Tips for installing the brake:

To keep the wheel centered in the forks, you'll need to cut a 3/8" piece from one of the front axle spacers. The 3/8" piece will go between the fork and the backing plate. The remaining part of the spacer will go between the backing plate and wheel bearing. You'll also need a 3/8" spacer for the backing plate mounting bolt.

If you install this brake on a model other than the SR7, please let me know how it went, and send along some tips for installation on your particular model. I'll post the tips here to help others. info@powerchutes.com

Information on installing the brake on the Buckeye,  from David Bauchspies:

I am sending you a jpg showing how I used your ideas for a front brake and adapted it to my 582 DM.  I made an arm and bracket sorta like the old Bendix bicycle brake, and clamped it on the fork so I would not have to drill any holes.  Works great.


Another way from Stan Pinnell:

I've installed nose wheel brakes on 3 buckeyes using your engineering. But instead of drilling a hole in the fork, or creating a clamp like David Bauchspies, I simply use a U-bolt to clamp the brake onto the fork.  I find stainless steel U-bolts at the hardware store and cut the threads the right amount so they don't dig into the drum assembly. I use nylon threaded stainless steel nuts to hold it on.  Works great!

Stan Pinnell

The process to install it was:

Remove the front axle bolt.  The front wheel assembly comes right off, just prop up the PPC on a box.

Place the drum over the wheel indents (they line right up to the wholes in the drum) and use the drum to keep the drill bit from walking off the spot you're drilling.

The hardware to hold the drum on the wheel consists of 3 bolts, and 3 nylon lock type nuts available at the local hardware store.

On the buckeye you can use a 1 1/4 diamater u bolt through the holes in the assembly and simply bolt the assembly on to the fork.

You'll need a cable mount.  I made mine (and 2 others for friends) using 1" aluminum angle, also available at the local hardware store.
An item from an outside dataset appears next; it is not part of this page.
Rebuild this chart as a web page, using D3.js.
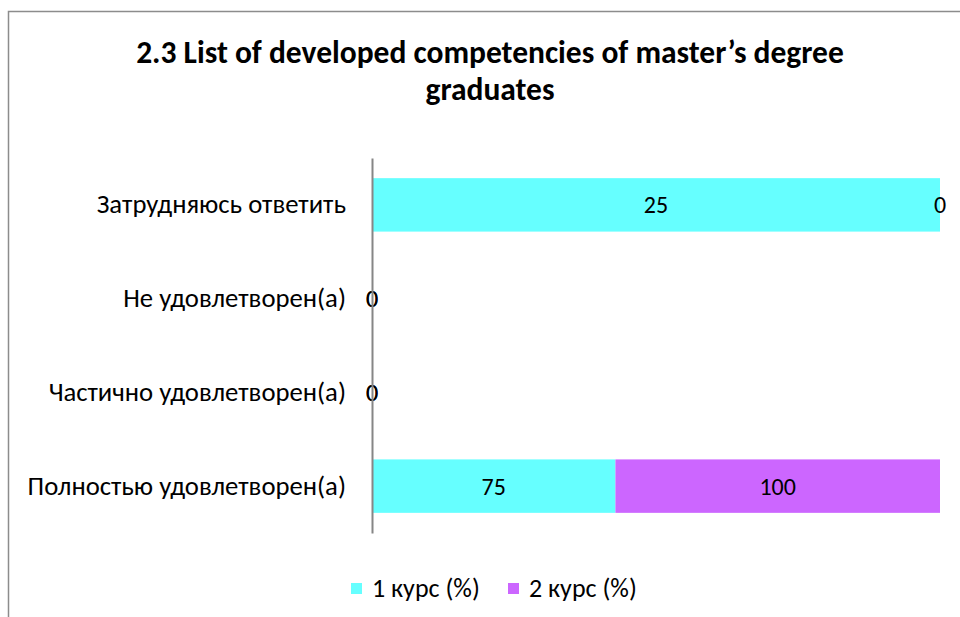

Drill holes through the stock before you cut it.  It's easier to drill into a long piece than a short one.  Drill a hole into the brake assembly (make sure not to drill into the brake pad area, just below it is out of the way enough) and bolt the mount on.

The cable, housing, clamp and tension thingy (see I'm not an engineer) was available at the local bike shop.

Since the brake drum is about 1/4 inch thick, you need to cut down the wheel spacer by that amount with a hack saw.  I put a socket (socket wrench type) inside the spacer far enough down from the kerf to keep the spacer round while it's in the vice while cutting.  It's aluminum so it custs easily.

Bolt the wheel back on and that part of the assembly is done.

You're right that most bike brake handles are too small for the steering lever, but there's an easy answer to that.  You simply use a pipe cutter (the type a handy man would use to cut copper tubing, you know, you clamp it down, twist around the pipe, twist the handle, twist around the pipe...) and lop off about 4 inches of the steering handle.

Get yourself a smaller diameter (about 3/4" OD) tube and insert a couple of inches into the steering handle still on the PPC, and a few inches into the handle end.  Leave a 1 inch gap, and you've got a 3/4 inch spot to clamp your brake handle on to.

Pop rivet the handle back on, and you've got it.

Oh yeah, you need to trim down the brake cable as it's too long out of the package, and wire tie the cable to the steering handle all the way down to the brake assembly.

This may sound complicated, but the hardest part was figuring it out, after that it's easy.  I've put 3 of these on and it's a breeze.  You don't need extra wheels, replacement steerring handles, special bearings etc.  Geeze, you're just trying to stop a 250 pound go cart with a rider on it going 25 miles per hour.  Over grass strips, you
don't go that fast on landing for long.

Or of course you can spend $240 for "the kit".